[EXERCISE DATA start]

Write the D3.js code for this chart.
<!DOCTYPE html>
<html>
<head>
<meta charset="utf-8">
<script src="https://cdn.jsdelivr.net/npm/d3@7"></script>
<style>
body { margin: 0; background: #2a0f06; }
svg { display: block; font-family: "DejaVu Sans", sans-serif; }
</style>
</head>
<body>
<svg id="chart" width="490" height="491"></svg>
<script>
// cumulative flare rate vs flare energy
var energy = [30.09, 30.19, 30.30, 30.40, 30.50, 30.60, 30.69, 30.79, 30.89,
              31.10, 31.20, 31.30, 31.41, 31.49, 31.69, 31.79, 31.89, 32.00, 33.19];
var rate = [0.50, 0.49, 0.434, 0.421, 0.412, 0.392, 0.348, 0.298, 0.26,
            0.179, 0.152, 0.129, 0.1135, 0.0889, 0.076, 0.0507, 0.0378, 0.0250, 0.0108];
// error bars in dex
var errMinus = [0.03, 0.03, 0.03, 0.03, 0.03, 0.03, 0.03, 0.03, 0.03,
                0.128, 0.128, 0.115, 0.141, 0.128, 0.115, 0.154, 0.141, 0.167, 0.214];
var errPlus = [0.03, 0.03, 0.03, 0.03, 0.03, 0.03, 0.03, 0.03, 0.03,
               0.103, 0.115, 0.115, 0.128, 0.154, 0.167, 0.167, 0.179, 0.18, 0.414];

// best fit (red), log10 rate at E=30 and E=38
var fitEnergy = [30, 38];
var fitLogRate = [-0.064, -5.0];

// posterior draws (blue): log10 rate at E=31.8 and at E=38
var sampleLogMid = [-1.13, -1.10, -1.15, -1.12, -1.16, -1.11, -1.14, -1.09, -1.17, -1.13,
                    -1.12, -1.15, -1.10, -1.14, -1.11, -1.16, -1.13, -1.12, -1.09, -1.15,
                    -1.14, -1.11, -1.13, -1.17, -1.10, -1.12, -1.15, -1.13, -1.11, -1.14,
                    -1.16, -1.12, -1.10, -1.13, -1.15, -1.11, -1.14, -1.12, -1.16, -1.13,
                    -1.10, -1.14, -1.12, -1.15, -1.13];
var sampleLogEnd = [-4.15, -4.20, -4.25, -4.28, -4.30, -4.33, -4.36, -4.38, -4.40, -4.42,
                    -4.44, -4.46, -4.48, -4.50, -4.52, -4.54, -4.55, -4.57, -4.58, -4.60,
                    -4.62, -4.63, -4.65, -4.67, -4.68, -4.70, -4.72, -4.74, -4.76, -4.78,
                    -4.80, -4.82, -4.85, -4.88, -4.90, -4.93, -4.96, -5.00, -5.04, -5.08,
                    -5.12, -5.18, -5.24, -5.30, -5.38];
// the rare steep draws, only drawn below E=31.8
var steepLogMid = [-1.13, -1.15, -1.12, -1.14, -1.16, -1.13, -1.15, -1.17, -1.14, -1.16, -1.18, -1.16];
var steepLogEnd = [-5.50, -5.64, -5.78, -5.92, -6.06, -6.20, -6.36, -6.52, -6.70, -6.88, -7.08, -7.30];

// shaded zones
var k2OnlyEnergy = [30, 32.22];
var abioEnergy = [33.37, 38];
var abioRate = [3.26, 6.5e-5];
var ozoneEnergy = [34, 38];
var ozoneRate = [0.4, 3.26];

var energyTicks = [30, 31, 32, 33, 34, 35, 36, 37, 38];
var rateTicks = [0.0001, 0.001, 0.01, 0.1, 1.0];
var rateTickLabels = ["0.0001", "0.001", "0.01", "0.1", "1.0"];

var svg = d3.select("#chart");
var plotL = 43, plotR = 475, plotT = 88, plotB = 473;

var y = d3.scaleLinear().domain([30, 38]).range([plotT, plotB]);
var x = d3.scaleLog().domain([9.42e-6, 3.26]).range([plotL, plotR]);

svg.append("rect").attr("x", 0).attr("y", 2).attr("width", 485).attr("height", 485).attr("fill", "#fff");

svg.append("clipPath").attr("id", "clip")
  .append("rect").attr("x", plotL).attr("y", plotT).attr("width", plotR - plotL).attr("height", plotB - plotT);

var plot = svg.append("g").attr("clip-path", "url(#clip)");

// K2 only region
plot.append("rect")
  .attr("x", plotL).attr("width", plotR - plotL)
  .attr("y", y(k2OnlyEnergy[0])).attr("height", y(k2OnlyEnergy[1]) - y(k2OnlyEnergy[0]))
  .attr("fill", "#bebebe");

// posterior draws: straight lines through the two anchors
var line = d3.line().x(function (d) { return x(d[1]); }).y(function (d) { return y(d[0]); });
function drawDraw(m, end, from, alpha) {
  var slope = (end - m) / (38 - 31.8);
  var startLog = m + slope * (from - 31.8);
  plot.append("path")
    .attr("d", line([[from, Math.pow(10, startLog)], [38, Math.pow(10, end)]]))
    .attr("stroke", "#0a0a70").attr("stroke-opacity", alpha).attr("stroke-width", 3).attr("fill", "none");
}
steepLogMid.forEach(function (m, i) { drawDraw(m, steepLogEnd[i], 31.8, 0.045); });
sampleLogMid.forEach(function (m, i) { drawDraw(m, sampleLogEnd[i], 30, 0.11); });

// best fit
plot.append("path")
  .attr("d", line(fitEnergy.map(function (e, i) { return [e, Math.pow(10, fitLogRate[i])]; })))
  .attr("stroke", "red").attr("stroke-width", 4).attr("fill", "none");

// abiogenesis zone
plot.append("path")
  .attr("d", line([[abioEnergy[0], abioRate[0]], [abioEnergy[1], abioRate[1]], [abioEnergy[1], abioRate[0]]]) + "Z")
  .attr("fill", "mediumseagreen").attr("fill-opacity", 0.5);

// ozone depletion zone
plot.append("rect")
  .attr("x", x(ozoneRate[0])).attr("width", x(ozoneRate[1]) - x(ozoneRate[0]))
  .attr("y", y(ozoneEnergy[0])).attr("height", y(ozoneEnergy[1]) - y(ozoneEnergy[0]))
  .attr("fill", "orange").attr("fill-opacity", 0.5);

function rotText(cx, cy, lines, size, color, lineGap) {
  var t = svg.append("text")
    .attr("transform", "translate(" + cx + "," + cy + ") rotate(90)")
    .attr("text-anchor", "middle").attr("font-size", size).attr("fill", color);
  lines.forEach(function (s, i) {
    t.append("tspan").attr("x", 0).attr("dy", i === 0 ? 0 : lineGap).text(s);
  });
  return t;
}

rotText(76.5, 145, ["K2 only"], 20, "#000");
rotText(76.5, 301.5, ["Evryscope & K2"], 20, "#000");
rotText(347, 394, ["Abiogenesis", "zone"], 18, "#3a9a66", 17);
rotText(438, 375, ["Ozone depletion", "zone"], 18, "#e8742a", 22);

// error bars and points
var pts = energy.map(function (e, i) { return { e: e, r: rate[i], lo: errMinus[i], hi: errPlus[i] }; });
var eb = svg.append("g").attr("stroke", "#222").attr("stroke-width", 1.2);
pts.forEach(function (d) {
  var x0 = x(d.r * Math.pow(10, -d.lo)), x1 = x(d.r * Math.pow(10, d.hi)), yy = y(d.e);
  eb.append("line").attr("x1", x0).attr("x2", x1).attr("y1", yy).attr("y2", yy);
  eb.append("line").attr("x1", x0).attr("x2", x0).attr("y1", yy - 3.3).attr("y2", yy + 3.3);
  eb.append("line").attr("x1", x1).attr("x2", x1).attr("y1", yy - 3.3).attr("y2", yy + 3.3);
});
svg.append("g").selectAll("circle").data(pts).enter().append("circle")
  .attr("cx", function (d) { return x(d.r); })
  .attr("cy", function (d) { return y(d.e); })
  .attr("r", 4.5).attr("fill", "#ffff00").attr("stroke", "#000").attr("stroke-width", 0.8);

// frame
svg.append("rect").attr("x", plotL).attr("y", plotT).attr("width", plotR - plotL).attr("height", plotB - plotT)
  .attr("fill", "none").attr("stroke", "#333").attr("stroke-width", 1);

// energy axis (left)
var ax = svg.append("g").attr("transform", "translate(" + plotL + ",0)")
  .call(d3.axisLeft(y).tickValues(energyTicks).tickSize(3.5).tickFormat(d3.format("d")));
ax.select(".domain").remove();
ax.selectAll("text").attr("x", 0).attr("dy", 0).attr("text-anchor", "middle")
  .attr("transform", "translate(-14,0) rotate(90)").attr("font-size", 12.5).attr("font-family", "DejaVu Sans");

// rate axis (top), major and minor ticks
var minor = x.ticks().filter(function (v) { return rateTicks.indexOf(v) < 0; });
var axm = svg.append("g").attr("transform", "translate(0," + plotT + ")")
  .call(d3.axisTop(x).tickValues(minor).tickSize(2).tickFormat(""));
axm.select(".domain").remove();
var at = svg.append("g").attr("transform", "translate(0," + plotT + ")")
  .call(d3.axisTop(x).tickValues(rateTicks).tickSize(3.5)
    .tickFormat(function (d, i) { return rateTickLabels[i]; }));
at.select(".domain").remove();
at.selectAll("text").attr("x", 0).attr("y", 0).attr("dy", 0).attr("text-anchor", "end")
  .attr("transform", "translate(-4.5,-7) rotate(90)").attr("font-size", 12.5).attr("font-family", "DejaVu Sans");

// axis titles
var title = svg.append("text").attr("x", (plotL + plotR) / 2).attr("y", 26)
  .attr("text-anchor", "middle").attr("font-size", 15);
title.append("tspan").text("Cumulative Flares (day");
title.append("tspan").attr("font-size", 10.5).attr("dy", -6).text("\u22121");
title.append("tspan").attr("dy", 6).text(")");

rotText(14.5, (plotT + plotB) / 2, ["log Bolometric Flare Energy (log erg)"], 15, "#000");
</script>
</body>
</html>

[EXERCISE DATA end]
[EXERCISE DATA start]

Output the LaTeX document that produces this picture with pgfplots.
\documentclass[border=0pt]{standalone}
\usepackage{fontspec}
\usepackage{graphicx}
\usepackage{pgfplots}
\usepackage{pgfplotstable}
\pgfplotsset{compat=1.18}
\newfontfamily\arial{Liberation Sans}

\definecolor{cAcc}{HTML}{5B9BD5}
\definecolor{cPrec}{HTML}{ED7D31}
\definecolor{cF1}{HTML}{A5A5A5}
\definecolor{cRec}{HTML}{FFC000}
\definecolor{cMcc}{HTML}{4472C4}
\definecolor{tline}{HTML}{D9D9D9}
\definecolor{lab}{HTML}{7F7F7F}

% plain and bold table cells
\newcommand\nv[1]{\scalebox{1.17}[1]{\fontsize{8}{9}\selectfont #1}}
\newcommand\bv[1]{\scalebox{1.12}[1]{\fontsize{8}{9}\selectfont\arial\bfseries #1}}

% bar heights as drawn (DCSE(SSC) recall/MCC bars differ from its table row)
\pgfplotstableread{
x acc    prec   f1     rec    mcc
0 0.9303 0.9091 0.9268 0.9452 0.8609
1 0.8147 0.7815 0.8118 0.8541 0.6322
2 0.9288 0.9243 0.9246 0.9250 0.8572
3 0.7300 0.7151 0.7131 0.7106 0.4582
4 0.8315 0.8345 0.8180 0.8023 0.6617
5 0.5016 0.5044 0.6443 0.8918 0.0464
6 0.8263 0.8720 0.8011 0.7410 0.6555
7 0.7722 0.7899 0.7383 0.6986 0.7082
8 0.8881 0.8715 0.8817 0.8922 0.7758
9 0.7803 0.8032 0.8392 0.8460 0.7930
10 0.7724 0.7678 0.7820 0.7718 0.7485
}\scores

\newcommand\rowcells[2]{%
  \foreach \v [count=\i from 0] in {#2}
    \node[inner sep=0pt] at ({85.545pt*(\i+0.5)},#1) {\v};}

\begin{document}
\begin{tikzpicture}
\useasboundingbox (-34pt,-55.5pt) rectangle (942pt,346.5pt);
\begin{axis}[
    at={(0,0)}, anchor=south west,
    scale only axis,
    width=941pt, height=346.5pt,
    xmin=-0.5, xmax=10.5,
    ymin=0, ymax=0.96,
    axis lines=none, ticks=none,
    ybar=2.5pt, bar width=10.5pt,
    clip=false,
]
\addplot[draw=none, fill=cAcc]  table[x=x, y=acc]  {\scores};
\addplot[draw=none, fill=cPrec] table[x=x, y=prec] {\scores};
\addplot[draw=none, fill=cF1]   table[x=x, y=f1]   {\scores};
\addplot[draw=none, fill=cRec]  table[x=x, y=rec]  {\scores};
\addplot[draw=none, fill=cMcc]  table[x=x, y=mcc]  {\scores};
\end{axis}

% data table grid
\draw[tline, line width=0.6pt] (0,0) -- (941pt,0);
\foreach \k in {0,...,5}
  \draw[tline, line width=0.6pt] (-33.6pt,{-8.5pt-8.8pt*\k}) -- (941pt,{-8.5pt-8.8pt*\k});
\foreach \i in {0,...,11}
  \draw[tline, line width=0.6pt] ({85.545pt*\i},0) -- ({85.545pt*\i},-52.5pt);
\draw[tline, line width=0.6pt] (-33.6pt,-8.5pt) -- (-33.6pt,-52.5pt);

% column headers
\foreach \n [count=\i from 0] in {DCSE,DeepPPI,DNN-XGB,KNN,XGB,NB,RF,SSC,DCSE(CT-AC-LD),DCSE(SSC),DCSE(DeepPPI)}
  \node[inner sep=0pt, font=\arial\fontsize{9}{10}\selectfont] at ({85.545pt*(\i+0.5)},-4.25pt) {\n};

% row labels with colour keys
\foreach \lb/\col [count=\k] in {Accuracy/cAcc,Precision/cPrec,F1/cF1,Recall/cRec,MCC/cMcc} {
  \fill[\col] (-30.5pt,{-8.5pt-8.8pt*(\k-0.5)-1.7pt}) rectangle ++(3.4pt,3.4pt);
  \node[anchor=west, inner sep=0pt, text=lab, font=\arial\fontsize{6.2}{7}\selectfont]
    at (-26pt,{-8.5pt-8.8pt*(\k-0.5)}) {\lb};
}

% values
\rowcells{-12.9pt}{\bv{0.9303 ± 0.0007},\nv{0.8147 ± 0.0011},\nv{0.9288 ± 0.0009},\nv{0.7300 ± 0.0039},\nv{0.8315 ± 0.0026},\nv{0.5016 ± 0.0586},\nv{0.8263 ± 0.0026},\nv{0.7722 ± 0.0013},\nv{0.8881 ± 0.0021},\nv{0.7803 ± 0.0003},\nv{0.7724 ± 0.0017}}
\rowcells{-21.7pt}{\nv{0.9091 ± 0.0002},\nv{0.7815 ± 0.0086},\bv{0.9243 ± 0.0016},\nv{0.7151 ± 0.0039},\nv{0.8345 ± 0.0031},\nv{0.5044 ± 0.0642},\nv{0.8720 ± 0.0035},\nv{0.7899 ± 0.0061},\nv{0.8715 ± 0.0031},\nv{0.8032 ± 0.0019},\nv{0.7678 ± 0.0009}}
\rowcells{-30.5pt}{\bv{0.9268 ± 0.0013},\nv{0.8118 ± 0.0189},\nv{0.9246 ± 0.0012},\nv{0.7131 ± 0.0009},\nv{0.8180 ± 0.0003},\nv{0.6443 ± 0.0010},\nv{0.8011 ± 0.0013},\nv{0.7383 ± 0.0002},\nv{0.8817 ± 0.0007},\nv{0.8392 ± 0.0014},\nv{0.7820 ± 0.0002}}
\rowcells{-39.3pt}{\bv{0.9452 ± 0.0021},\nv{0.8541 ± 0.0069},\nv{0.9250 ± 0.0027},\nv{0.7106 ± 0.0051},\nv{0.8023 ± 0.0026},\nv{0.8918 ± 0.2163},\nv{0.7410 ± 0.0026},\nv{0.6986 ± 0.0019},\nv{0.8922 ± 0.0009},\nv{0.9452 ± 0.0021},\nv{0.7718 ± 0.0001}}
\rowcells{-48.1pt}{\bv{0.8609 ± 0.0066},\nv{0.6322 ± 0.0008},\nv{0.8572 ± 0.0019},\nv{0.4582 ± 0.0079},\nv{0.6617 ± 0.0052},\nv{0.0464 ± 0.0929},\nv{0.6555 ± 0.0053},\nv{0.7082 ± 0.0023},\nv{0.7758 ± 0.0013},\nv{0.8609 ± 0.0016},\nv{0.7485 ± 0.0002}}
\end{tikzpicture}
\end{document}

[EXERCISE DATA end]

Using the data above, repeat exactly the lines that begin at the line with "Write the D3.js code for this chart." and end at the line with "var fitLogRate = [-0.064, -5.0];", both ends included.

Write the D3.js code for this chart.
<!DOCTYPE html>
<html>
<head>
<meta charset="utf-8">
<script src="https://cdn.jsdelivr.net/npm/d3@7"></script>
<style>
body { margin: 0; background: #2a0f06; }
svg { display: block; font-family: "DejaVu Sans", sans-serif; }
</style>
</head>
<body>
<svg id="chart" width="490" height="491"></svg>
<script>
// cumulative flare rate vs flare energy
var energy = [30.09, 30.19, 30.30, 30.40, 30.50, 30.60, 30.69, 30.79, 30.89,
              31.10, 31.20, 31.30, 31.41, 31.49, 31.69, 31.79, 31.89, 32.00, 33.19];
var rate = [0.50, 0.49, 0.434, 0.421, 0.412, 0.392, 0.348, 0.298, 0.26,
            0.179, 0.152, 0.129, 0.1135, 0.0889, 0.076, 0.0507, 0.0378, 0.0250, 0.0108];
// error bars in dex
var errMinus = [0.03, 0.03, 0.03, 0.03, 0.03, 0.03, 0.03, 0.03, 0.03,
                0.128, 0.128, 0.115, 0.141, 0.128, 0.115, 0.154, 0.141, 0.167, 0.214];
var errPlus = [0.03, 0.03, 0.03, 0.03, 0.03, 0.03, 0.03, 0.03, 0.03,
               0.103, 0.115, 0.115, 0.128, 0.154, 0.167, 0.167, 0.179, 0.18, 0.414];

// best fit (red), log10 rate at E=30 and E=38
var fitEnergy = [30, 38];
var fitLogRate = [-0.064, -5.0];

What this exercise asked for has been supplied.